Single mom, Spiritualist medium and minister, writer, and photographer exploring life from central Ohio.
This entry was posted in Parenting/Single Parenting. Bookmark the permalink.

8 Responses to Ch-ch-ch-ch-changes

  1. Change is hard…but I hope movement is good!

  2. Siobhan Wolf says:

    I think it will be. My friend, the girls’ second mom, will be taking over the regular sitting. The only gap is someone to watch them if she and I go out of town at the same time. I am trusting that options will present themselves. At the moment, there is not a pressing need for that kind of coverage.

  3. Dawn says:

    Honestly, you have the best attitude. I love that about you!

  4. Siobhan Wolf says:

    Thanks, Dawn. It certainly has not always been that way. It’s a journey with all the hills and valley of any.

  5. savannah says:

    i struggle a lot with change… especially if things were working just fine the way they were. i take comfort in familiarity. still, if nothing ever changed, i guess we would never have come to know the things we now find familiar… those were new at one time, too.

    i just wanted to stop over and share the message i sent to all the p.w. peeps who commented on my work throughout the workshop…

    “just wanted to stop and say hello… i’m going through all the profiles of those who commented on my picture winter photos, and looking to see if they have blogs or flickr accounts {and if not, then sending an e-mail}… so that i can A) say thank you for the comments and feedback you gave me, and B) let them know i would love to stay in touch… especially to those who expressed interest in keeping up to date on what is happening with my pregnancy. since i can not remember all who asked, i thought i would just go through each profile and send a message. =)

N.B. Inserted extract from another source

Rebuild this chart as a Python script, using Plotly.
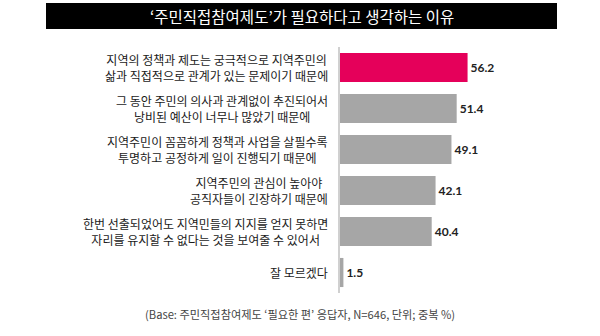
import plotly.graph_objects as go

# Survey reasons (multiple responses, %)
categories = [
    "지역의 정책과 제도는 궁극적으로 지역주민의<br>삶과 직접적으로 관계가 있는 문제이기 때문에",
    "그 동안 주민의 의사과 관계없이 추진되어서<br>낭비된 예산이 너무나 많았기 때문에",
    "지역주민이 꼼꼼하게 정책과 사업을 살필수록<br>투명하고 공정하게 일이 진행되기 때문에",
    "지역주민의 관심이 높아야<br>공직자들이 긴장하기 때문에",
    "한번 선출되었어도 지역민들의 지지를 얻지 못하면<br>자리를 유지할 수 없다는 것을 보여줄 수 있어서",
    "잘 모르겠다",
]
values = [56.2, 51.4, 49.1, 42.1, 40.4, 1.5]
value_labels = ["56.2", "51.4", "49.1", "42.1", "40.4", "1.5"]
title_text = "‘주민직접참여제도’가 필요하다고 생각하는 이유"
note_text = "(Base: 주민직접참여제도 ‘필요한 편’ 응답자, N=646, 단위; 중복 %)"

W, H = 600, 336
L, R, T, B = 340, 0, 47, 43
PW, PH = W - L - R, H - T - B

def px_x(p):
    return (p - L) / PW

def px_y(p):
    return (H - B - p) / PH

KFONT = "Noto Sans CJK KR"
colors = ["#E5005A"] + ["#A6A6A6"] * (len(values) - 1)
ids = list(range(len(values)))

fig = go.Figure(go.Bar(
    x=values, y=ids, orientation="h",
    marker=dict(color=colors, line=dict(width=0)),
    text=value_labels, textposition="outside", cliponaxis=False,
    textfont=dict(family="Lato", size=12, color="#222222", weight="bold"),
    width=0.71,
))

annotations = []
for i, c in enumerate(categories):
    annotations.append(dict(
        x=0, y=i, xref="x", yref="y", text=c, showarrow=False,
        xanchor="right", yanchor="middle", align="center", xshift=-10,
        font=dict(family=KFONT, size=12, color="#1a1a1a"),
    ))
annotations.append(dict(
    x=px_x(302), y=px_y(16), xref="paper", yref="paper", text=title_text,
    showarrow=False, xanchor="center", yanchor="middle",
    font=dict(family=KFONT, size=15.5, color="#ffffff"),
))
annotations.append(dict(
    x=px_x(300), y=px_y(314), xref="paper", yref="paper", text=note_text,
    showarrow=False, xanchor="center", yanchor="middle",
    font=dict(family=KFONT, size=11.2, color="#444444"),
))

fig.update_layout(
    width=W, height=H,
    margin=dict(l=L, r=R, t=T, b=B, pad=0),
    paper_bgcolor="white", plot_bgcolor="white",
    showlegend=False,
    xaxis=dict(range=[0, PW / 2.27], visible=False, fixedrange=True),
    yaxis=dict(range=[len(values) - 0.5, -0.5], showticklabels=False,
               showgrid=False, zeroline=False, showline=True,
               linecolor="#D0D0D0", linewidth=2, ticks=""),
    shapes=[dict(type="rect", xref="paper", yref="paper",
                 x0=px_x(46), x1=px_x(557), y0=px_y(29), y1=px_y(3),
                 fillcolor="#000000", line=dict(width=0), layer="below")],
    annotations=annotations,
)

fig.write_html("out.html")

    i’ll be updating my blog periodically with baby news… just in case you are interested:
    itsjusthowiseethings.blogspot.com/

    thanks again for all your comments on p.w.! it was an inspiration to meet you and see your work! i hope to see more of it even though the class is over.”

    i wish you the best!

    xo
    ~georgia

    • Siobhan Wolf says:

      Thanks for stopping by, Georgia. I appreciate the visit and the comment. It is true, if nothing ever changed, we’d never move on to even better things. Still it’s hard. I’m with you, especially if it was working just fine the way it was! How many times I’ve thought that very thing.

      I enjoyed your work at the Picture Winter class very much. I’m happy to keep in contact going forward. Good luck with the rest of your pregnancy, and keep on making those beautiful photos!

  6. Amber Bobnar says:

    We’re going through the same thing. It’s amazing how much a little change (like finding a new sitter or PCA) can throw everything off.

    The funny thing is that my son is fine with these sorts of changes – he loves everybody! It’s me who has to adjust to finding and introducing a new person to our house.

    • Siobhan Wolf says:

      There is that as well, Amber. My biggest concern is finding someone reliable. Fortunately, my good friend is going to cover most of it. She told me that the kids told her that they wouldn’t have liked it if they were getting someone they didn’t know, but since it is her, they don’t mind so much. That saves a lot of the breaking in a new person, too. She’s been with us since we started this single parent journey three years ago.